Open cboulay opened 2 years ago
Hey I like the overall idea. It requires some work to implement so I will keep the issue open.
Still, the main equation here to solve is to keep pynapple simple and easy for new users while still being able to provide performance boost for advanced user.
I can see that the overall performances of pynapple will be an issue in a close future so I will try to work on this as soon as possible.
I don't have a good understanding of how independent these objects are supposed to be.
After looking at the code a little more, I think that my original proposal is incorrect. An IntervalSet could be used to restrict multiple TimeStamp or TimeSeries objects (e.g., simultaneous spike trains, task events, and ECoG), so it's not so simple to store references to only the spike train.
I suppose the references could be encapsulated in some dict or other structure that allows for arbitrary reference groups. However, now we're inflating the complexity of IntervalSet.
Another solution, and one that might be possible via plugin, could be to borrow concepts from relational databases. For context, here's a DB that I use for different purposes: https://github.com/cboulay/SERF . Take a look at DatumFeatureValue
for example; its whole purpose is to store pairs of keys pointing to 2 independent objects and a value associated with that relation.
In pynapple, there could be a new object, also inheriting from pandas dataframe, that stores pairs of references + some data. In this example, the references would point to an IntervalSet and to a spike train, and the data would be the n_channels x 2 int array of offsets and counts.
As discussed in the webinar: When working with very large recordings, it is impractical to load the entire multi-channel spike train (100's off channels, multiple hours of recordings) into memory on each processing node in a cluster, especially if each node is only interested in a small segment of data like a single trial.

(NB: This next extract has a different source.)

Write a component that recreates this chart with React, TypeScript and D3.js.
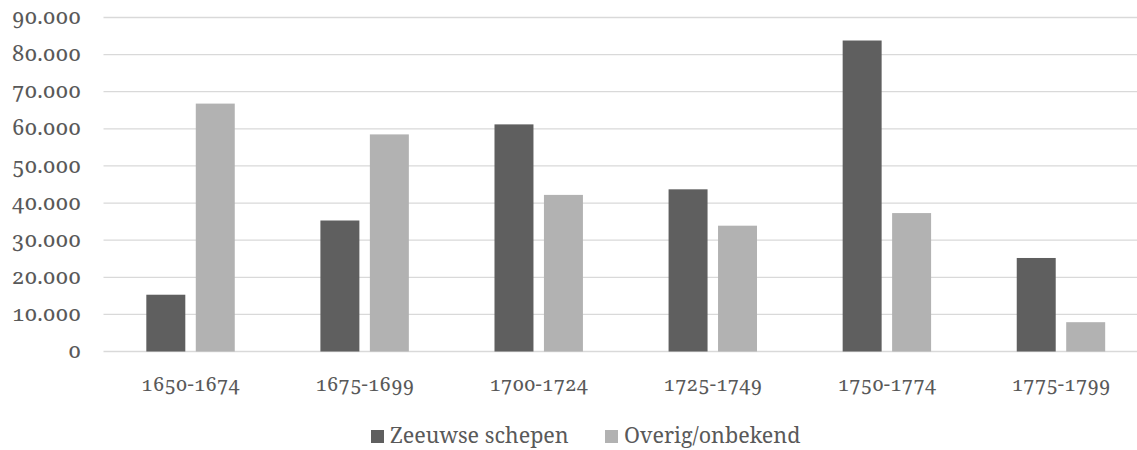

However, if each node in the cluster had a handle to the NWB file* and a reference to its IntervalSet, and the IntervelSet knew its per-channel offsets and number of spikes that belonged to that set, it could be possible to load only the relevant slice of spike times into memory. (This assumes that the IntervalSet is a first-class object in the h5 hierarchy and can be accessed directly.)
There might be a way of supporting minimal spike train loading on a cluster and it might fit better in pynapples-on-fire, but I thought I'd submit the issue here first because this would be easier to implement in the core and it might have some benefits for other processes.